### SOURCE MATERIAL
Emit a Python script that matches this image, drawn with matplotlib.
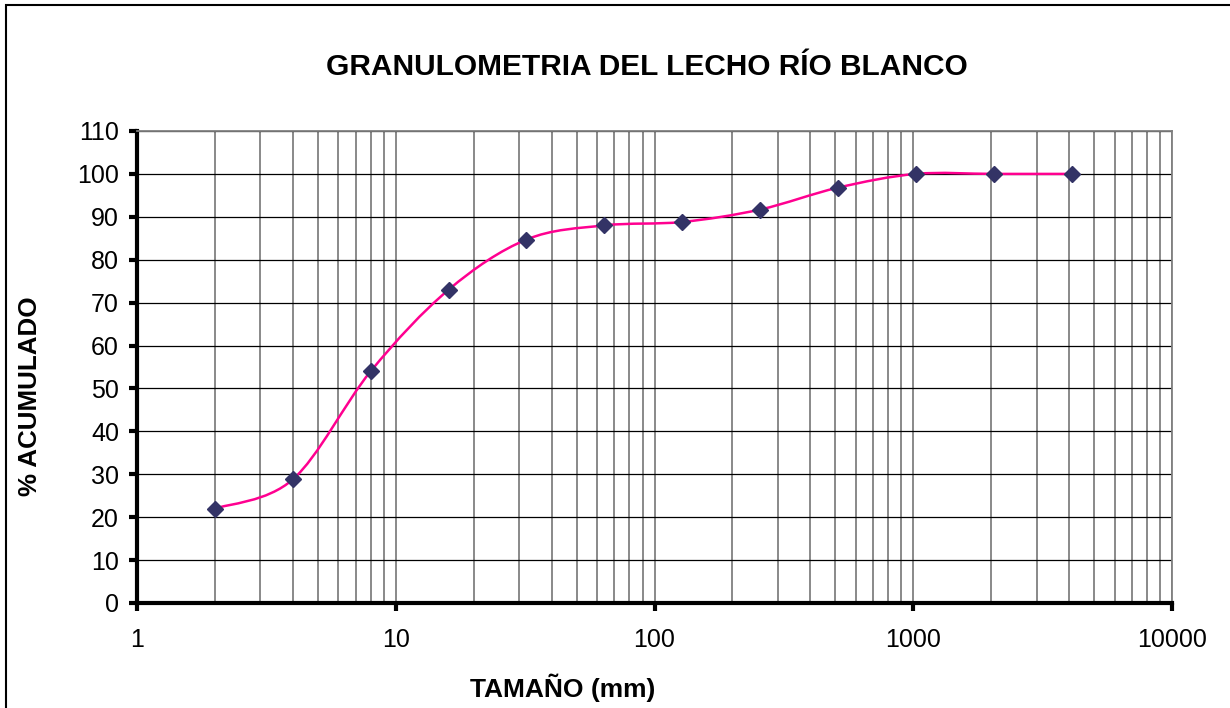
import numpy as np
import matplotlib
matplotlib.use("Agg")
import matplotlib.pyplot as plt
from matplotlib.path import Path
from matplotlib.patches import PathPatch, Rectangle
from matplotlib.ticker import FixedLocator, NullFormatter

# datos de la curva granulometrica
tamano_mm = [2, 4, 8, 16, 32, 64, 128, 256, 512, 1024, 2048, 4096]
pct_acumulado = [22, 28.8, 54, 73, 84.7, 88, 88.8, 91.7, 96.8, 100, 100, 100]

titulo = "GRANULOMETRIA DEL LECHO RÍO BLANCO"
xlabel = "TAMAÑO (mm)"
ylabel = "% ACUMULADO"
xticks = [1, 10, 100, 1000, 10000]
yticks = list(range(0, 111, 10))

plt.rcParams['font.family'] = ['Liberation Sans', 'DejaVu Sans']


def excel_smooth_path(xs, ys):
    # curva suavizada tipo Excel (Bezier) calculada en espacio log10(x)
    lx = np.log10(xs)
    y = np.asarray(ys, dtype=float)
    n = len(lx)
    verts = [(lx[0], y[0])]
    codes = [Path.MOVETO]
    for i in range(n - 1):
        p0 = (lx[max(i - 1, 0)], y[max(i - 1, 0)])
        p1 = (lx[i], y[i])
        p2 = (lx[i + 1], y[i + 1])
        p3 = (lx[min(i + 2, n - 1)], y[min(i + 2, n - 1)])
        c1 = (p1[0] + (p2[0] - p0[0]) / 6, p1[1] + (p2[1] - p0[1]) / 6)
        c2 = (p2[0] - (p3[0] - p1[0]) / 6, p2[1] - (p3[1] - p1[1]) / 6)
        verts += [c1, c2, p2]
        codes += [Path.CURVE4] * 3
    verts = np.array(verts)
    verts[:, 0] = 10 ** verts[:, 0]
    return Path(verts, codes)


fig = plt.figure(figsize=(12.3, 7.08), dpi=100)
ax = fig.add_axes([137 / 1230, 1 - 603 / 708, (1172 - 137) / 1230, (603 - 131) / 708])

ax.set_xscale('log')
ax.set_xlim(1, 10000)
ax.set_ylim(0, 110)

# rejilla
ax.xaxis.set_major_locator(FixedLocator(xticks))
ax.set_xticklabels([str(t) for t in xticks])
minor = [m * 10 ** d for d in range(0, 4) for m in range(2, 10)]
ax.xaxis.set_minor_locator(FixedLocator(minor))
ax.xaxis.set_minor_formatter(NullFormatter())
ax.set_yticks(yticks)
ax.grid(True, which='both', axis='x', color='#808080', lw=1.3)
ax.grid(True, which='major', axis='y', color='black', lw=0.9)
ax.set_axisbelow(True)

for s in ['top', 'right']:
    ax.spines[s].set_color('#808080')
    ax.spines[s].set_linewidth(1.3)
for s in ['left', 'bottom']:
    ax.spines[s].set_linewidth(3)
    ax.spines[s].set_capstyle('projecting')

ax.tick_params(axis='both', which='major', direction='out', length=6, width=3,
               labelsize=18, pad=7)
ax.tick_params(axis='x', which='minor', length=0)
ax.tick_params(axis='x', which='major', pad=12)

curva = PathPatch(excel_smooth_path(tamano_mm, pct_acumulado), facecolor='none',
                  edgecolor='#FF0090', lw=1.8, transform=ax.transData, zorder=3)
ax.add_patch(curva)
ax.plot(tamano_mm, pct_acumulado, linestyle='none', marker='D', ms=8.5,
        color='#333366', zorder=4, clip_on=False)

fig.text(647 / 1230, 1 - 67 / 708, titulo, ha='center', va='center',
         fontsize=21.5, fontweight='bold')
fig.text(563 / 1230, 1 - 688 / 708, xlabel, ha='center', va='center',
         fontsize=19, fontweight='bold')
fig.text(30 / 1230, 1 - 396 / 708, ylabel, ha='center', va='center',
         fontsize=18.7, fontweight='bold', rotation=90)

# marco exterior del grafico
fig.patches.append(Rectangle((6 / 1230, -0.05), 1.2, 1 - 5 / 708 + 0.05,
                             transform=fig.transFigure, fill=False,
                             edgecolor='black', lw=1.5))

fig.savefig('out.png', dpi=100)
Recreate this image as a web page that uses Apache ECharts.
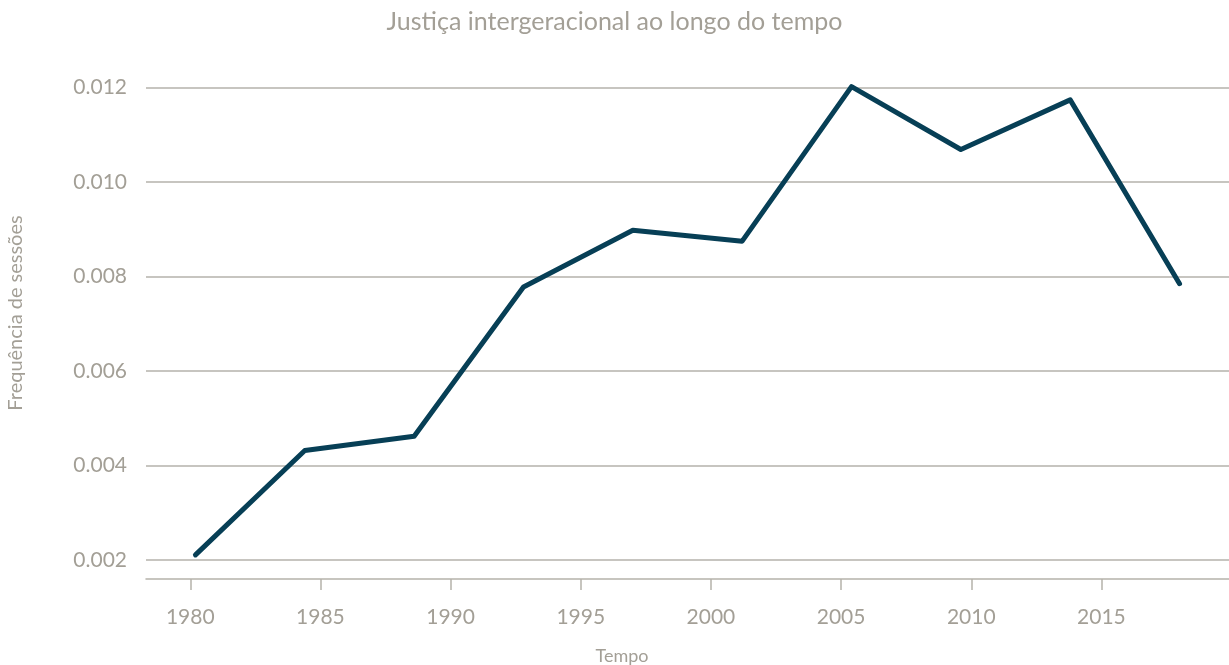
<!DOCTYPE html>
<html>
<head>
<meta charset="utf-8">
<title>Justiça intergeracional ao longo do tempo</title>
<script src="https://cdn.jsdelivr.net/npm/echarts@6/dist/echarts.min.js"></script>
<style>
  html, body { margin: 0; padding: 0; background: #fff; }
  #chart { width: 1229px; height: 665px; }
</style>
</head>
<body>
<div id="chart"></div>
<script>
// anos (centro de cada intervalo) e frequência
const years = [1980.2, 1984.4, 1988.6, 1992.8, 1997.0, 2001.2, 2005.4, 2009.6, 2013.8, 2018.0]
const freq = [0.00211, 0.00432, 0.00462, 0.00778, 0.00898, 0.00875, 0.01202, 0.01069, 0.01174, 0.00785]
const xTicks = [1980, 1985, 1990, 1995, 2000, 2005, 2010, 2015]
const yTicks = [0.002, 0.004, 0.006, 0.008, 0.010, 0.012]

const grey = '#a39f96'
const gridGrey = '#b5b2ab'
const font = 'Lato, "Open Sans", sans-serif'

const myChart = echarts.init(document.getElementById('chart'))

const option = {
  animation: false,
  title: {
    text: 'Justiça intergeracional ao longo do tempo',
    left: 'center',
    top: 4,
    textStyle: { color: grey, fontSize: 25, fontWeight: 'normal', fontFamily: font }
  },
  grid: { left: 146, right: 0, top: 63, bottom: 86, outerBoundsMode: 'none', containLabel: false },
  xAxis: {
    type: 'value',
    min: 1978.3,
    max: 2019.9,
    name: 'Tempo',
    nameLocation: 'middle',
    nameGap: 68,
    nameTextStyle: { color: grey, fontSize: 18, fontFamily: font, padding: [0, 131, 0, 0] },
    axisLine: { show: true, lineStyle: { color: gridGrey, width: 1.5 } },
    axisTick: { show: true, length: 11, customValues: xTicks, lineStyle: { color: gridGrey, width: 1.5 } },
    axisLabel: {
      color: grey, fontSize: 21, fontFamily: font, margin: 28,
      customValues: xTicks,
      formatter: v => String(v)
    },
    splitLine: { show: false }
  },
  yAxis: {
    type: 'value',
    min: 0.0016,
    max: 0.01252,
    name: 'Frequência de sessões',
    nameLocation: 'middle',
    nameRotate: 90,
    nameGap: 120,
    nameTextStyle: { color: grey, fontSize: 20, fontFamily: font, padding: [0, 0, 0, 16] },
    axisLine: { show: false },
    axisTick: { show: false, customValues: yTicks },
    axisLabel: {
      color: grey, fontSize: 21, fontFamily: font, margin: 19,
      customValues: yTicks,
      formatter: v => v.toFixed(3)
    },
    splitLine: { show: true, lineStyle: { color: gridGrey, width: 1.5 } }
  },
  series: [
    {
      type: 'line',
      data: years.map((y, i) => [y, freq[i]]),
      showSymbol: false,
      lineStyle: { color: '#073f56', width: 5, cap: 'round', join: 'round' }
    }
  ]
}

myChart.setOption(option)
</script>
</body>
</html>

### WHAT YOU WILL DO
Quote the preceding listing precisely and completely, omitting its images.

### RESULT FOR THIS TASK
Emit a Python script that matches this image, drawn with matplotlib.
import numpy as np
import matplotlib
matplotlib.use("Agg")
import matplotlib.pyplot as plt
from matplotlib.path import Path
from matplotlib.patches import PathPatch, Rectangle
from matplotlib.ticker import FixedLocator, NullFormatter

# datos de la curva granulometrica
tamano_mm = [2, 4, 8, 16, 32, 64, 128, 256, 512, 1024, 2048, 4096]
pct_acumulado = [22, 28.8, 54, 73, 84.7, 88, 88.8, 91.7, 96.8, 100, 100, 100]

titulo = "GRANULOMETRIA DEL LECHO RÍO BLANCO"
xlabel = "TAMAÑO (mm)"
ylabel = "% ACUMULADO"
xticks = [1, 10, 100, 1000, 10000]
yticks = list(range(0, 111, 10))

plt.rcParams['font.family'] = ['Liberation Sans', 'DejaVu Sans']


def excel_smooth_path(xs, ys):
    # curva suavizada tipo Excel (Bezier) calculada en espacio log10(x)
    lx = np.log10(xs)
    y = np.asarray(ys, dtype=float)
    n = len(lx)
    verts = [(lx[0], y[0])]
    codes = [Path.MOVETO]
    for i in range(n - 1):
        p0 = (lx[max(i - 1, 0)], y[max(i - 1, 0)])
        p1 = (lx[i], y[i])
        p2 = (lx[i + 1], y[i + 1])
        p3 = (lx[min(i + 2, n - 1)], y[min(i + 2, n - 1)])
        c1 = (p1[0] + (p2[0] - p0[0]) / 6, p1[1] + (p2[1] - p0[1]) / 6)
        c2 = (p2[0] - (p3[0] - p1[0]) / 6, p2[1] - (p3[1] - p1[1]) / 6)
        verts += [c1, c2, p2]
        codes += [Path.CURVE4] * 3
    verts = np.array(verts)
    verts[:, 0] = 10 ** verts[:, 0]
    return Path(verts, codes)


fig = plt.figure(figsize=(12.3, 7.08), dpi=100)
ax = fig.add_axes([137 / 1230, 1 - 603 / 708, (1172 - 137) / 1230, (603 - 131) / 708])

ax.set_xscale('log')
ax.set_xlim(1, 10000)
ax.set_ylim(0, 110)

# rejilla
ax.xaxis.set_major_locator(FixedLocator(xticks))
ax.set_xticklabels([str(t) for t in xticks])
minor = [m * 10 ** d for d in range(0, 4) for m in range(2, 10)]
ax.xaxis.set_minor_locator(FixedLocator(minor))
ax.xaxis.set_minor_formatter(NullFormatter())
ax.set_yticks(yticks)
ax.grid(True, which='both', axis='x', color='#808080', lw=1.3)
ax.grid(True, which='major', axis='y', color='black', lw=0.9)
ax.set_axisbelow(True)

for s in ['top', 'right']:
    ax.spines[s].set_color('#808080')
    ax.spines[s].set_linewidth(1.3)
for s in ['left', 'bottom']:
    ax.spines[s].set_linewidth(3)
    ax.spines[s].set_capstyle('projecting')

ax.tick_params(axis='both', which='major', direction='out', length=6, width=3,
               labelsize=18, pad=7)
ax.tick_params(axis='x', which='minor', length=0)
ax.tick_params(axis='x', which='major', pad=12)

curva = PathPatch(excel_smooth_path(tamano_mm, pct_acumulado), facecolor='none',
                  edgecolor='#FF0090', lw=1.8, transform=ax.transData, zorder=3)
ax.add_patch(curva)
ax.plot(tamano_mm, pct_acumulado, linestyle='none', marker='D', ms=8.5,
        color='#333366', zorder=4, clip_on=False)

fig.text(647 / 1230, 1 - 67 / 708, titulo, ha='center', va='center',
         fontsize=21.5, fontweight='bold')
fig.text(563 / 1230, 1 - 688 / 708, xlabel, ha='center', va='center',
         fontsize=19, fontweight='bold')
fig.text(30 / 1230, 1 - 396 / 708, ylabel, ha='center', va='center',
         fontsize=18.7, fontweight='bold', rotation=90)

# marco exterior del grafico
fig.patches.append(Rectangle((6 / 1230, -0.05), 1.2, 1 - 5 / 708 + 0.05,
                             transform=fig.transFigure, fill=False,
                             edgecolor='black', lw=1.5))

fig.savefig('out.png', dpi=100)
Recreate this image as a web page that uses Apache ECharts.
<!DOCTYPE html>
<html>
<head>
<meta charset="utf-8">
<title>Justiça intergeracional ao longo do tempo</title>
<script src="https://cdn.jsdelivr.net/npm/echarts@6/dist/echarts.min.js"></script>
<style>
  html, body { margin: 0; padding: 0; background: #fff; }
  #chart { width: 1229px; height: 665px; }
</style>
</head>
<body>
<div id="chart"></div>
<script>
// anos (centro de cada intervalo) e frequência
const years = [1980.2, 1984.4, 1988.6, 1992.8, 1997.0, 2001.2, 2005.4, 2009.6, 2013.8, 2018.0]
const freq = [0.00211, 0.00432, 0.00462, 0.00778, 0.00898, 0.00875, 0.01202, 0.01069, 0.01174, 0.00785]
const xTicks = [1980, 1985, 1990, 1995, 2000, 2005, 2010, 2015]
const yTicks = [0.002, 0.004, 0.006, 0.008, 0.010, 0.012]

const grey = '#a39f96'
const gridGrey = '#b5b2ab'
const font = 'Lato, "Open Sans", sans-serif'

const myChart = echarts.init(document.getElementById('chart'))

const option = {
  animation: false,
  title: {
    text: 'Justiça intergeracional ao longo do tempo',
    left: 'center',
    top: 4,
    textStyle: { color: grey, fontSize: 25, fontWeight: 'normal', fontFamily: font }
  },
  grid: { left: 146, right: 0, top: 63, bottom: 86, outerBoundsMode: 'none', containLabel: false },
  xAxis: {
    type: 'value',
    min: 1978.3,
    max: 2019.9,
    name: 'Tempo',
    nameLocation: 'middle',
    nameGap: 68,
    nameTextStyle: { color: grey, fontSize: 18, fontFamily: font, padding: [0, 131, 0, 0] },
    axisLine: { show: true, lineStyle: { color: gridGrey, width: 1.5 } },
    axisTick: { show: true, length: 11, customValues: xTicks, lineStyle: { color: gridGrey, width: 1.5 } },
    axisLabel: {
      color: grey, fontSize: 21, fontFamily: font, margin: 28,
      customValues: xTicks,
      formatter: v => String(v)
    },
    splitLine: { show: false }
  },
  yAxis: {
    type: 'value',
    min: 0.0016,
    max: 0.01252,
    name: 'Frequência de sessões',
    nameLocation: 'middle',
    nameRotate: 90,
    nameGap: 120,
    nameTextStyle: { color: grey, fontSize: 20, fontFamily: font, padding: [0, 0, 0, 16] },
    axisLine: { show: false },
    axisTick: { show: false, customValues: yTicks },
    axisLabel: {
      color: grey, fontSize: 21, fontFamily: font, margin: 19,
      customValues: yTicks,
      formatter: v => v.toFixed(3)
    },
    splitLine: { show: true, lineStyle: { color: gridGrey, width: 1.5 } }
  },
  series: [
    {
      type: 'line',
      data: years.map((y, i) => [y, freq[i]]),
      showSymbol: false,
      lineStyle: { color: '#073f56', width: 5, cap: 'round', join: 'round' }
    }
  ]
}

myChart.setOption(option)
</script>
</body>
</html>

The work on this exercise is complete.